_Requirement:_ Repeat exactly and only the lines from the line containing "Generate a Python" through the line containing "fig.savefig('out.png', dpi=100)", both included.

# Start of Exercise data

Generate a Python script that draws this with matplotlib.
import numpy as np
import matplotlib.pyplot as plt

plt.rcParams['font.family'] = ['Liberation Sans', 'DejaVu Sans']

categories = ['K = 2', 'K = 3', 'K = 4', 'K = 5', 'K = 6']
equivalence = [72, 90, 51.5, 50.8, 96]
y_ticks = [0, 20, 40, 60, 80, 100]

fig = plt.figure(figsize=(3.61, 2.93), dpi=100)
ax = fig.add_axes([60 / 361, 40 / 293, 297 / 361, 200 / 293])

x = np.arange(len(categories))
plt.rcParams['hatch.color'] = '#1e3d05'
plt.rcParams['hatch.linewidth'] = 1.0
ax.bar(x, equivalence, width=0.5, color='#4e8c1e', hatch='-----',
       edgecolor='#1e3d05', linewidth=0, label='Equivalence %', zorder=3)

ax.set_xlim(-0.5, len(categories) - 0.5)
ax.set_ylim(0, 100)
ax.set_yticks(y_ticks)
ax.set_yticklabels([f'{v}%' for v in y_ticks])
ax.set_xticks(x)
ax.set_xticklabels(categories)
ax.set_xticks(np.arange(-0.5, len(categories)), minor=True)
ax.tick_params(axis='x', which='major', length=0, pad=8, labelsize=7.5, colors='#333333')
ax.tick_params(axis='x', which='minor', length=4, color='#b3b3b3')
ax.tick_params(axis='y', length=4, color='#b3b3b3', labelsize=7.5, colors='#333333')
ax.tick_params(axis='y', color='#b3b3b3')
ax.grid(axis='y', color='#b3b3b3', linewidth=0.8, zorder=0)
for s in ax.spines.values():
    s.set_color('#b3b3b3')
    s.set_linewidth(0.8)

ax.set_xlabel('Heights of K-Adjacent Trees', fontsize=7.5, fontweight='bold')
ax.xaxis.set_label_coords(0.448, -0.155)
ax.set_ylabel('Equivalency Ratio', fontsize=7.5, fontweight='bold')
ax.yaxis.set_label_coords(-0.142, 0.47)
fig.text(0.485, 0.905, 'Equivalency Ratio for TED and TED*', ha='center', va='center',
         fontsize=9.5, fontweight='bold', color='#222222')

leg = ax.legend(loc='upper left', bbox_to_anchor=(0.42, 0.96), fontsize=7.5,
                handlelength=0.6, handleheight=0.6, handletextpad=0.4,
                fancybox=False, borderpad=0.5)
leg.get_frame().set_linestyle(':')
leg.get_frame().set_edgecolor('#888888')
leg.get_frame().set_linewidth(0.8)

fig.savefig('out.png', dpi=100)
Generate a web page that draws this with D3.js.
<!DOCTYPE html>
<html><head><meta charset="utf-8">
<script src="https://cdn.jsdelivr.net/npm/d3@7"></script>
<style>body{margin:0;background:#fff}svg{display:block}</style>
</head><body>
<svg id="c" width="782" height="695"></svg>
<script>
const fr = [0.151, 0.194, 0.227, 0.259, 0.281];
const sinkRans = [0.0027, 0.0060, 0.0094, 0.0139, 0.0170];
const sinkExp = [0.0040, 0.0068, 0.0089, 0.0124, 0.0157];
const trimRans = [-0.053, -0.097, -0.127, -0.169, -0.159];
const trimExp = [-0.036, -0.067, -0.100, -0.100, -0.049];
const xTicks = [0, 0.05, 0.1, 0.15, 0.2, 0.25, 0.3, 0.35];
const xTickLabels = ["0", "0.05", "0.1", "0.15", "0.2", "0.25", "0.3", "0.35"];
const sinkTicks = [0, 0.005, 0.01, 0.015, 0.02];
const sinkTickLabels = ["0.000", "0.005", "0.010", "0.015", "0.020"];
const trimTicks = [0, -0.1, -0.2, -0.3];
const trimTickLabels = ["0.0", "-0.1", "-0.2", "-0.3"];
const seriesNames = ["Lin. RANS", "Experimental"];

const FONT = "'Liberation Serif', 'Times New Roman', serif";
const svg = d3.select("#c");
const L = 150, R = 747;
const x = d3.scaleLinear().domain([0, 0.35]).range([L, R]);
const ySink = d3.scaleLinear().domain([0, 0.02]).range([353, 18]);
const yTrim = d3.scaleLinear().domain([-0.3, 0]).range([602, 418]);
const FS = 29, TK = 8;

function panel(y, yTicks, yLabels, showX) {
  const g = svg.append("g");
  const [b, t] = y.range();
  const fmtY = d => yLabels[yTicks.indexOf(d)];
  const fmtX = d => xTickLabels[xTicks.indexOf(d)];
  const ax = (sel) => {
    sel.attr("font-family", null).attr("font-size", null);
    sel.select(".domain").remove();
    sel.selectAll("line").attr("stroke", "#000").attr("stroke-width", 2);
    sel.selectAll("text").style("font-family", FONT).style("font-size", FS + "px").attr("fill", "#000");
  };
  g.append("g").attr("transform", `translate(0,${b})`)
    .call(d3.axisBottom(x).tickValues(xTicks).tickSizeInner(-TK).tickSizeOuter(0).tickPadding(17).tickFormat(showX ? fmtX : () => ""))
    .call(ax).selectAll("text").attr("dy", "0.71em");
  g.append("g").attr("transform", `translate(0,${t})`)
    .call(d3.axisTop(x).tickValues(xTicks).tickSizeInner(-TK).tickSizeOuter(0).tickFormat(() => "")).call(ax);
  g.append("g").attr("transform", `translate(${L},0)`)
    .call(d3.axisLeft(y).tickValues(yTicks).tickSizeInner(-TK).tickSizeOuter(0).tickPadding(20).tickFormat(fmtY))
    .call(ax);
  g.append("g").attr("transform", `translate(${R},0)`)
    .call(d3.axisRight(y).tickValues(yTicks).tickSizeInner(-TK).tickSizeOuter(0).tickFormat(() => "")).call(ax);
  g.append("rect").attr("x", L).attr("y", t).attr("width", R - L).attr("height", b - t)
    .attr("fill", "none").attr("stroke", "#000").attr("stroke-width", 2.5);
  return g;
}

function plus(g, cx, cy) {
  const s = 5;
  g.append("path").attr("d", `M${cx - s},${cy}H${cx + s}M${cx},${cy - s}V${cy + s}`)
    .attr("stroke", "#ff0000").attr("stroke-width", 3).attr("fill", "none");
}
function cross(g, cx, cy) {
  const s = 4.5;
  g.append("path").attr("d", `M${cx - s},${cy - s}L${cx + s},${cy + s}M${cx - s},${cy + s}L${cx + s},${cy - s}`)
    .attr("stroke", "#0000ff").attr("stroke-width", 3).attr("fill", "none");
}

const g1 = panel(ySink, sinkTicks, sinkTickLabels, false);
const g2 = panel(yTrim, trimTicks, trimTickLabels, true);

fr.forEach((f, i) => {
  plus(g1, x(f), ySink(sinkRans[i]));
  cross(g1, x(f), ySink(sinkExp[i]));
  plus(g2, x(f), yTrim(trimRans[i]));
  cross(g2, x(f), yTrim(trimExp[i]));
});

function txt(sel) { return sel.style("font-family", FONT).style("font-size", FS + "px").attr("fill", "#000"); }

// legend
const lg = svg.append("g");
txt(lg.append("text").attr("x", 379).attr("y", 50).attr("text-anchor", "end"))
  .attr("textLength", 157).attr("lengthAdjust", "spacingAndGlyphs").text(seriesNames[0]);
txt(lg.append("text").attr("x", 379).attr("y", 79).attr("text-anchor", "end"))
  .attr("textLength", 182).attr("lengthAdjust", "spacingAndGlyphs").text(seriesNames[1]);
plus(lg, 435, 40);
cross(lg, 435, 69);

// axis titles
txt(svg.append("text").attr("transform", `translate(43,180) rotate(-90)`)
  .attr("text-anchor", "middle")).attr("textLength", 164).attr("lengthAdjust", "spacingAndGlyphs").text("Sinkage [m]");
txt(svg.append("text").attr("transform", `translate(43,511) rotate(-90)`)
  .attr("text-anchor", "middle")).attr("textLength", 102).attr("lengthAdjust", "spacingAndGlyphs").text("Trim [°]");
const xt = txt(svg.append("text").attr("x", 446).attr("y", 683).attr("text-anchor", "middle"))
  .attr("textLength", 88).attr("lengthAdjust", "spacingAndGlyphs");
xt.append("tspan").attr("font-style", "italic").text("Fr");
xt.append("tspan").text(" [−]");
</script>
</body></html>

# End of Exercise data
# Start of Exercise data

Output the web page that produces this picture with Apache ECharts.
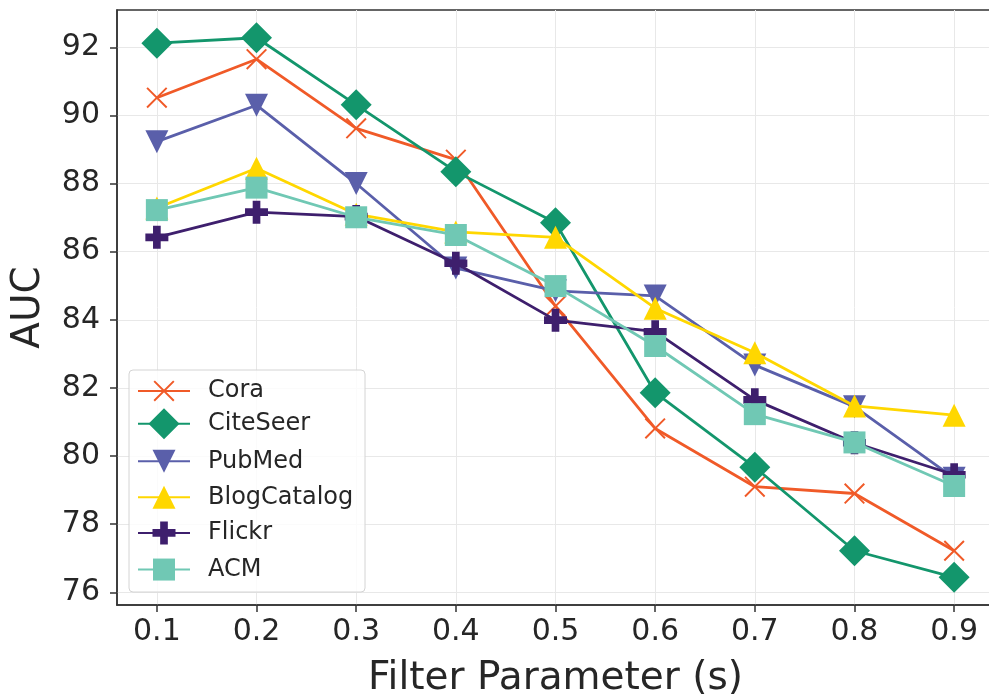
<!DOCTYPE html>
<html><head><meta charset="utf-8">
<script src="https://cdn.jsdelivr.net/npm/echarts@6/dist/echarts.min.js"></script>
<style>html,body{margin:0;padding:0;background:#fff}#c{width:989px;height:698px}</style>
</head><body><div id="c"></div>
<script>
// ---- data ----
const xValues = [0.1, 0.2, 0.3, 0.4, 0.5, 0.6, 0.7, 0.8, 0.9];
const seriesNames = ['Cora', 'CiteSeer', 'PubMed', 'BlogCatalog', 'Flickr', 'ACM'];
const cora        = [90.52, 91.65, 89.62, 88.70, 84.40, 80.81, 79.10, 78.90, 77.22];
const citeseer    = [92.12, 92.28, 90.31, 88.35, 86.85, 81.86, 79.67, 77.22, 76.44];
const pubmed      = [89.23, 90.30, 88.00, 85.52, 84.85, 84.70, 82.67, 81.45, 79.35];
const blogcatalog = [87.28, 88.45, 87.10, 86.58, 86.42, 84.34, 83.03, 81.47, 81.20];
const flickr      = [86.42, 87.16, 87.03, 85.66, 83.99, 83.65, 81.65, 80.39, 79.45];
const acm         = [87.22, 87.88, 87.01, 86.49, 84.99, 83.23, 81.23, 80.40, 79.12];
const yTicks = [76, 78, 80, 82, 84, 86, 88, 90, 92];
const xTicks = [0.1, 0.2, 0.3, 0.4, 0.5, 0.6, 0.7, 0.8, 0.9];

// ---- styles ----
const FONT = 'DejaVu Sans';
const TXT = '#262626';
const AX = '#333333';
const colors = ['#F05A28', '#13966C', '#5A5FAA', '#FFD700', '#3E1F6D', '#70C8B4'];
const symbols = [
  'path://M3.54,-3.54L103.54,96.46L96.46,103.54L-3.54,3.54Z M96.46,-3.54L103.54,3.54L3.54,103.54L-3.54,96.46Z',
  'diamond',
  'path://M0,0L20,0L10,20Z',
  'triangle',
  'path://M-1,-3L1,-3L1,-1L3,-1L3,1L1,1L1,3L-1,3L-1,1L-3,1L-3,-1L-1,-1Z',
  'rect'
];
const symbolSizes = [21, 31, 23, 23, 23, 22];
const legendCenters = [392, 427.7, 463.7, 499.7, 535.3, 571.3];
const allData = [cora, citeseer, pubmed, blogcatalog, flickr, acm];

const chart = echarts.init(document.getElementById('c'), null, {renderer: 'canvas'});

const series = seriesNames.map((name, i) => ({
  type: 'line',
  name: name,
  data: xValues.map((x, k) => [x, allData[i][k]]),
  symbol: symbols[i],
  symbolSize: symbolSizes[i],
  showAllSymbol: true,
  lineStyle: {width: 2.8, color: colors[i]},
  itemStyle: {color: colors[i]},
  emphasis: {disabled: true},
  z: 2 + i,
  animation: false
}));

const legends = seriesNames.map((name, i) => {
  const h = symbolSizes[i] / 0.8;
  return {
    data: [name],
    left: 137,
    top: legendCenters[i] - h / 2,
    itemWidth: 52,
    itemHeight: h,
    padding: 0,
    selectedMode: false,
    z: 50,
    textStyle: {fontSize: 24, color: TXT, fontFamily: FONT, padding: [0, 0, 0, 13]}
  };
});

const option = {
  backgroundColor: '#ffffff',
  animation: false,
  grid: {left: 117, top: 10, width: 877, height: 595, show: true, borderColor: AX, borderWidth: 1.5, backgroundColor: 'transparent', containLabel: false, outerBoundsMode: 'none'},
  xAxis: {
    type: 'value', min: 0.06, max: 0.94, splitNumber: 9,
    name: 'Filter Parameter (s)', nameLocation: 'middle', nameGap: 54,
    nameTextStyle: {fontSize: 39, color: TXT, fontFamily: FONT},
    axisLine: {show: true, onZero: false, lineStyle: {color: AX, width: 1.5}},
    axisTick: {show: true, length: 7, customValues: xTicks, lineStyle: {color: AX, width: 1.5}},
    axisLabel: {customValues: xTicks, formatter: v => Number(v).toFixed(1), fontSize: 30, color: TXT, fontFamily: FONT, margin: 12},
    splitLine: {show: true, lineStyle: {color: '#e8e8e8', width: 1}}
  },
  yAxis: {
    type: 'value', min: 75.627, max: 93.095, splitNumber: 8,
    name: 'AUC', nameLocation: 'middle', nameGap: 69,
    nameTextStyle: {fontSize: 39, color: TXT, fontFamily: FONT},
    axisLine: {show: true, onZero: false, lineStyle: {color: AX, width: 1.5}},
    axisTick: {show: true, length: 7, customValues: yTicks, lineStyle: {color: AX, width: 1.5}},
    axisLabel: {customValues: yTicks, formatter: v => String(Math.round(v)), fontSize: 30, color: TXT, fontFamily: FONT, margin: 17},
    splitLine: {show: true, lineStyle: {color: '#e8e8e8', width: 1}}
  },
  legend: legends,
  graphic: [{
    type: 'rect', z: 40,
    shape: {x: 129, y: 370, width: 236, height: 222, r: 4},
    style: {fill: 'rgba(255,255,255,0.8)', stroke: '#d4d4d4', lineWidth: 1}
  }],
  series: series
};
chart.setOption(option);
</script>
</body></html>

# End of Exercise data

_Result of the task:_
Generate a Python script that draws this with matplotlib.
import numpy as np
import matplotlib.pyplot as plt

plt.rcParams['font.family'] = ['Liberation Sans', 'DejaVu Sans']

categories = ['K = 2', 'K = 3', 'K = 4', 'K = 5', 'K = 6']
equivalence = [72, 90, 51.5, 50.8, 96]
y_ticks = [0, 20, 40, 60, 80, 100]

fig = plt.figure(figsize=(3.61, 2.93), dpi=100)
ax = fig.add_axes([60 / 361, 40 / 293, 297 / 361, 200 / 293])

x = np.arange(len(categories))
plt.rcParams['hatch.color'] = '#1e3d05'
plt.rcParams['hatch.linewidth'] = 1.0
ax.bar(x, equivalence, width=0.5, color='#4e8c1e', hatch='-----',
       edgecolor='#1e3d05', linewidth=0, label='Equivalence %', zorder=3)

ax.set_xlim(-0.5, len(categories) - 0.5)
ax.set_ylim(0, 100)
ax.set_yticks(y_ticks)
ax.set_yticklabels([f'{v}%' for v in y_ticks])
ax.set_xticks(x)
ax.set_xticklabels(categories)
ax.set_xticks(np.arange(-0.5, len(categories)), minor=True)
ax.tick_params(axis='x', which='major', length=0, pad=8, labelsize=7.5, colors='#333333')
ax.tick_params(axis='x', which='minor', length=4, color='#b3b3b3')
ax.tick_params(axis='y', length=4, color='#b3b3b3', labelsize=7.5, colors='#333333')
ax.tick_params(axis='y', color='#b3b3b3')
ax.grid(axis='y', color='#b3b3b3', linewidth=0.8, zorder=0)
for s in ax.spines.values():
    s.set_color('#b3b3b3')
    s.set_linewidth(0.8)

ax.set_xlabel('Heights of K-Adjacent Trees', fontsize=7.5, fontweight='bold')
ax.xaxis.set_label_coords(0.448, -0.155)
ax.set_ylabel('Equivalency Ratio', fontsize=7.5, fontweight='bold')
ax.yaxis.set_label_coords(-0.142, 0.47)
fig.text(0.485, 0.905, 'Equivalency Ratio for TED and TED*', ha='center', va='center',
         fontsize=9.5, fontweight='bold', color='#222222')

leg = ax.legend(loc='upper left', bbox_to_anchor=(0.42, 0.96), fontsize=7.5,
                handlelength=0.6, handleheight=0.6, handletextpad=0.4,
                fancybox=False, borderpad=0.5)
leg.get_frame().set_linestyle(':')
leg.get_frame().set_edgecolor('#888888')
leg.get_frame().set_linewidth(0.8)

fig.savefig('out.png', dpi=100)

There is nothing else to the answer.